Doing this kind of work with TransitionsInTimeseries.jl is so easy you won't even trip! This analysis follows the same sliding window approach showcased in our Tutorial, and it even excludes the "indicator" aspect: the change metric is estimated directly from the input data!

As such, we really only need to define/do these things before we have finished the analysis:

Load the input data (we will use the same example as the NGRIP data of Dansgaard-Oescher events and Critical Slowing Down example) and set the appropriate time window.
Define the function that estimates the change metric (i.e., the KS-statistic)
Perform the sliding window analysis as in the Tutorial with estimate_changes
Estimate the "confident" transitions in the data by comparing the estimated KS-statistic with a predefined threshold.

Load timeseries and window length

Following the Dansgaard-Oescher events example, we load the data after all the processing steps done in that example:

using DelimitedFiles, CairoMakie

tmp = Base.download("https://raw.githubusercontent.com/JuliaDynamics/JuliaDynamics/"*
    "master/timeseries/NGRIP_processed.csv")
data = readdlm(tmp)
t, xtrend, xresid, xloess = collect.(eachcol(data))

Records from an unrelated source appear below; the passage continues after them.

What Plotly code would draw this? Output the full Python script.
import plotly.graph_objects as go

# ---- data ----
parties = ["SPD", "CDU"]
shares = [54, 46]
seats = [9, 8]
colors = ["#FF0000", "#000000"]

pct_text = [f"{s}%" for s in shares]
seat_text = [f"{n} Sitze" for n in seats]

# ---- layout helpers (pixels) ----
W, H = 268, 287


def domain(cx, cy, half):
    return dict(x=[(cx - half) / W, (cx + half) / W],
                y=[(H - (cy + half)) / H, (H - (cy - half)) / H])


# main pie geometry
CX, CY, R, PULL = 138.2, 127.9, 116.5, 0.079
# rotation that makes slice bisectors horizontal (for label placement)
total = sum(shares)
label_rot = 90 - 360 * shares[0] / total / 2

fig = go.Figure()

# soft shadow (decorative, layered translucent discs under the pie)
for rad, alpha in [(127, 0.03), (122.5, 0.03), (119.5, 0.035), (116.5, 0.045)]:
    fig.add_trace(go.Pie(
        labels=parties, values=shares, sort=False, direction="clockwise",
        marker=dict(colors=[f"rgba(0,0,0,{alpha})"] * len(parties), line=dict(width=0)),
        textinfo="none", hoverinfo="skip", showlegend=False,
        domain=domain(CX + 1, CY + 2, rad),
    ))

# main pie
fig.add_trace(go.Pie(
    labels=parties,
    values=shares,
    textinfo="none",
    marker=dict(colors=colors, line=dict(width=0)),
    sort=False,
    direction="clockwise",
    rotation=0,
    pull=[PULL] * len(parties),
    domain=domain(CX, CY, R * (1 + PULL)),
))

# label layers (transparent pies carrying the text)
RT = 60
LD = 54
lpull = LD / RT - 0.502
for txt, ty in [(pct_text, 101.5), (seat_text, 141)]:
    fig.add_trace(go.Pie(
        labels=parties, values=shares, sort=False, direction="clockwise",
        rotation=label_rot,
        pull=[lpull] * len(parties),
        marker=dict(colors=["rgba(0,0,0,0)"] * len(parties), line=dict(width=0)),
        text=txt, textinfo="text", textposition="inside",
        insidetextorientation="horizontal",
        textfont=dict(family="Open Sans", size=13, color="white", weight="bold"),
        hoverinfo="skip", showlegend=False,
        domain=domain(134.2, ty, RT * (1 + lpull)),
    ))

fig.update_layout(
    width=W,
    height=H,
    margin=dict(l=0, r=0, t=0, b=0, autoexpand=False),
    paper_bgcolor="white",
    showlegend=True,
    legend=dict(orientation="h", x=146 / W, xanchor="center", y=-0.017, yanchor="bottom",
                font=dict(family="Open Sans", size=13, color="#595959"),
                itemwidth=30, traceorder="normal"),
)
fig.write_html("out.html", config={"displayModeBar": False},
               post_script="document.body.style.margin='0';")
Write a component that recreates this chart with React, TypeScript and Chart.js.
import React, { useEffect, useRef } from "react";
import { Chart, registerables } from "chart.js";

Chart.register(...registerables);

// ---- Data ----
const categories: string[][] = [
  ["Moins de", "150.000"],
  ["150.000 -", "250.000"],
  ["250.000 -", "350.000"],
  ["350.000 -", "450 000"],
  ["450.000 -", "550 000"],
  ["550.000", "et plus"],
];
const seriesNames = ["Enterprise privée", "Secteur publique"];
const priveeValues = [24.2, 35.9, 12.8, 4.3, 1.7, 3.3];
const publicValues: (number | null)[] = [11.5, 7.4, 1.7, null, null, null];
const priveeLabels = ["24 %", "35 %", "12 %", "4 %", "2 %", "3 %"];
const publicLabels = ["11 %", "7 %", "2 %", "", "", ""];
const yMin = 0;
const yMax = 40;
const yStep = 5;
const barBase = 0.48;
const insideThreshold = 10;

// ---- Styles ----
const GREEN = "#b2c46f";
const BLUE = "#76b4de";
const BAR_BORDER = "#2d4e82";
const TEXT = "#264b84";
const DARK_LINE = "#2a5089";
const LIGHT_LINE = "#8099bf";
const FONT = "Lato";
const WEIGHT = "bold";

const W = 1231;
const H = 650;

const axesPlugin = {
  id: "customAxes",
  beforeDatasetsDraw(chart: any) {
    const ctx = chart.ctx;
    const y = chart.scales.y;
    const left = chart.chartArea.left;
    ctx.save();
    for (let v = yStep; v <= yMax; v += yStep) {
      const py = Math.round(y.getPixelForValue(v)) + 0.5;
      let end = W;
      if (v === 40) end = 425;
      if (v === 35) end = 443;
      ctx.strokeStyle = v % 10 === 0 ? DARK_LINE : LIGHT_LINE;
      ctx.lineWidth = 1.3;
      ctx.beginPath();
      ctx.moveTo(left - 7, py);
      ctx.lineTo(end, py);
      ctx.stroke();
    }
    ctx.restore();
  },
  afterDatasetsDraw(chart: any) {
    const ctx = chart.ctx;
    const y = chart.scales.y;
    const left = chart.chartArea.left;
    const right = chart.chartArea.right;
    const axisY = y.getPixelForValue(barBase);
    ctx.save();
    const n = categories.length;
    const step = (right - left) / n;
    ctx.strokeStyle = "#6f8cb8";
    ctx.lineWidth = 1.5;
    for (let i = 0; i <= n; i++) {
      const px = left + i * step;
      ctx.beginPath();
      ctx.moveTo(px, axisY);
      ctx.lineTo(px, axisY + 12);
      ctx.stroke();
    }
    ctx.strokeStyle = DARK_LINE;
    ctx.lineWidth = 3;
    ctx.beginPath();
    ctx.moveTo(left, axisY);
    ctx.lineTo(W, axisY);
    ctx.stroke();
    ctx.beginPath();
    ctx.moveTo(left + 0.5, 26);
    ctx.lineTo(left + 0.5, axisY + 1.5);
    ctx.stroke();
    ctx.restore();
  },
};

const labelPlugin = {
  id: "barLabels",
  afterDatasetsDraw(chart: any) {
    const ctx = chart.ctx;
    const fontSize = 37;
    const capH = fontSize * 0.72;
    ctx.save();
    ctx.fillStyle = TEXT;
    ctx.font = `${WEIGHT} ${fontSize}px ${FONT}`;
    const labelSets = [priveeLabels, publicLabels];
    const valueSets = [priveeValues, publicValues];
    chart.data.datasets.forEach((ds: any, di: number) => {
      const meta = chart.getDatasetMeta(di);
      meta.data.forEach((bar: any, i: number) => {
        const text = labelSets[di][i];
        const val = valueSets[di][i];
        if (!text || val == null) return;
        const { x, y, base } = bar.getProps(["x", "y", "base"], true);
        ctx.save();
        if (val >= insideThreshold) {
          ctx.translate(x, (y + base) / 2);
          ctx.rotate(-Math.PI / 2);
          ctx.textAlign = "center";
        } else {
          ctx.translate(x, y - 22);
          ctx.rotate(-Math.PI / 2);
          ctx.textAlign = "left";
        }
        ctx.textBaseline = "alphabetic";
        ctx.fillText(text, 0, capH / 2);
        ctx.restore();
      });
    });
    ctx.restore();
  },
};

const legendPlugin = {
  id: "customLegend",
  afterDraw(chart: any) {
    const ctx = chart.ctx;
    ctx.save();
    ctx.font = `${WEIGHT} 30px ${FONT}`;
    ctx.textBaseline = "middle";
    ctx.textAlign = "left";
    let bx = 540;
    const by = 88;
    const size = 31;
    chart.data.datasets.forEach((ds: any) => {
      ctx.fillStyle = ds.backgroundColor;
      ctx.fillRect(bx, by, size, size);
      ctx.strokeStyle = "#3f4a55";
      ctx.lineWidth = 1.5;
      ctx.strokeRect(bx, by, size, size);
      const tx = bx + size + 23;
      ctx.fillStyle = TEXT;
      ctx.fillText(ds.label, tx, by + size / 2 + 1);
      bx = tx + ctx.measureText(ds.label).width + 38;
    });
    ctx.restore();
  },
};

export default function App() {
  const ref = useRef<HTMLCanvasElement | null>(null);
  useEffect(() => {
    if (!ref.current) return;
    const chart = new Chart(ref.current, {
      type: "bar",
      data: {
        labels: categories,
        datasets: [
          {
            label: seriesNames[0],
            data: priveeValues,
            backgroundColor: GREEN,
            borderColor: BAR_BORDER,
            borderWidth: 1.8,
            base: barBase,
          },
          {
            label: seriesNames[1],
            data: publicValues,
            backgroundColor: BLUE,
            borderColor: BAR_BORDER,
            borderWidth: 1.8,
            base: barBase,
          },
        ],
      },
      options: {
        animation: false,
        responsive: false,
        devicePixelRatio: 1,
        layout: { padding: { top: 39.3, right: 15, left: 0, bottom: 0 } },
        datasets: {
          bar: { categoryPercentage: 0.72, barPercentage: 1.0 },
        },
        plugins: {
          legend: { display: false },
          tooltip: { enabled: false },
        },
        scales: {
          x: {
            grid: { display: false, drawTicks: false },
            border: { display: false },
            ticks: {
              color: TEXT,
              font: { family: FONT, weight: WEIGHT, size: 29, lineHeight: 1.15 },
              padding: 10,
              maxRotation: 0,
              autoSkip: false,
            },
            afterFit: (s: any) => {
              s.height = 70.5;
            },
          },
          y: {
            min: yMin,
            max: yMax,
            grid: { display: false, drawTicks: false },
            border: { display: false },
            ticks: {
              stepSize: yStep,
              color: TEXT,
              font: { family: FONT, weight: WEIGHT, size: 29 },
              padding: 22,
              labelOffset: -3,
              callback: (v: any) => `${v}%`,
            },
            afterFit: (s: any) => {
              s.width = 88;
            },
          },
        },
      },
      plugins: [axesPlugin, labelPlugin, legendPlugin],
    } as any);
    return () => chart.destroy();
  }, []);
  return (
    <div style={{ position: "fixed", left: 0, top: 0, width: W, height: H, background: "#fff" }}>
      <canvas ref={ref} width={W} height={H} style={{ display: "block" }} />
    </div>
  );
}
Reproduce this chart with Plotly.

fig, ax = lines(t, xtrend; axis = (ylabel = "NGRIP (processed)", xlabel = "time"))
lines!(ax, t, xloess; linewidth = 2)
fig

For the window, since we are using a sliding window here, we will be using a window of length 500 (which is approximately 1/2 to 1/4 the span between typical transitions found by (Rasmussen et al., 2014)).

window = 500

Defining the change metric function

HypothesisTest.jl implements the Kolmogorov-Smirnov test, however here we are interested in the value of the test iself (the so-called KS-statistic), rather than a p-value. To this end, we define the following function to compute the statistic, which also normalizes it as in (Bagniewski et al., 2021).

using HypothesisTests

function normalized_KS_statistic(timeseries)
    N = length(timeseries)
    i = N÷2
    x = view(timeseries, 1:i)
    y = view(timeseries, (i+1):N)
    kstest = ApproximateTwoSampleKSTest(x, y)
    nx = ny = i # length of each timeseries half of total
    n = nx*ny/(nx + ny) # written fully for concreteness
    D_KS = kstest.δ # can be compared directly with sqrt(-log(α/2)/2)
    # Rescale according to eq. (5) of the paper
    rescaled = 1 - ((1 - D_KS)/(1 - sqrt(1/n)))
    return rescaled
end

N = 1000 # the statistic is independent of `N` for large enough `N`!
x = randn(N)
y = 1.8randn(N) .+ 1.0
z = randn(N)
w = 0.6randn(N) .- 2.0

fig, ax = density(x; color = ("black", 0.5), strokewidth = 4.0, label = "reference distribution")
ax.title = "showcase of normalized KS-statistic"
for q in (y, z, w)
    D_KS = normalized_KS_statistic(vcat(x, q))
    density!(ax, q; label = "D_KS = $(D_KS)")
end
axislegend(ax)
fig

Perform the sliding window analysis

This is just a straightforward call to estimate_changes. In fact, it is even simpler than the tutorial. Here we skip completely the "indicator" estimation step, and we evaluate the change metric directly on input data. We do this by simply passing nothing as the indicators.

using TransitionsInTimeseries

config = SlidingWindowConfig(nothing, normalized_KS_statistic; width_cha = 500)

results = estimate_changes(config, xtrend, t)

SlidingWindowResults
 input timeseries:              6975-element Vector{Float64}
 indicators:                    nothing
 indicator (window, stride):    (100, 1)
 change metrics:                [:normalized_KS_statistic]
 change metric (window, stride): (500, 1)

Which we can visualize

function visualize_results(results)
    fig, ax1 = lines(t, xtrend; axis = (ylabel = "NGRIP (processed)",))
    ax2, = lines(fig[2, 1], results.t_change, vec(results.x_change), axis = (ylabel = "D_KS (normalized)", xlabel = "time"))
    linkxaxes!(ax1, ax2)
    hidexdecorations!(ax1; grid = false)
    xloess_normed = (xloess .- minimum(xloess))./(maximum(xloess) - minimum(xloess))
    lines!(ax2, t, xloess_normed; color = ("gray", 0.5))
    fig
end

visualize_results(results)

By overplotting the (smoothened) NGRIP timeseries and the normalized KS-statistic, it already becomes pretty clear that the statistic peaks when transitions occur.

The same thing happens if we alter the window duration

config = SlidingWindowConfig(nothing, normalized_KS_statistic; width_cha = 200)
results = estimate_changes(config, xtrend, t)
visualize_results(results)

So one can easily obtain extra confidence by varying window size as in (Bagniewski et al., 2021).

Identifying "confident" transitions

As this identification here is done via a simple threshold, identifying the transitions is a nearly trivial call to significant_transitions with ThresholdSignificance

signif = ThresholdSignificance(0.5) # or any other threshold
flags = significant_transitions(results, signif)

fig = visualize_results(results)
axDKS = content(fig[2,1])
vlines!(axDKS, results.t_change[vec(flags)], color = ("red", 0.25))
fig

We could proceed with a lot of preprocessing as in (Bagniewski et al., 2021) but we skip this here for the sake of simplicity.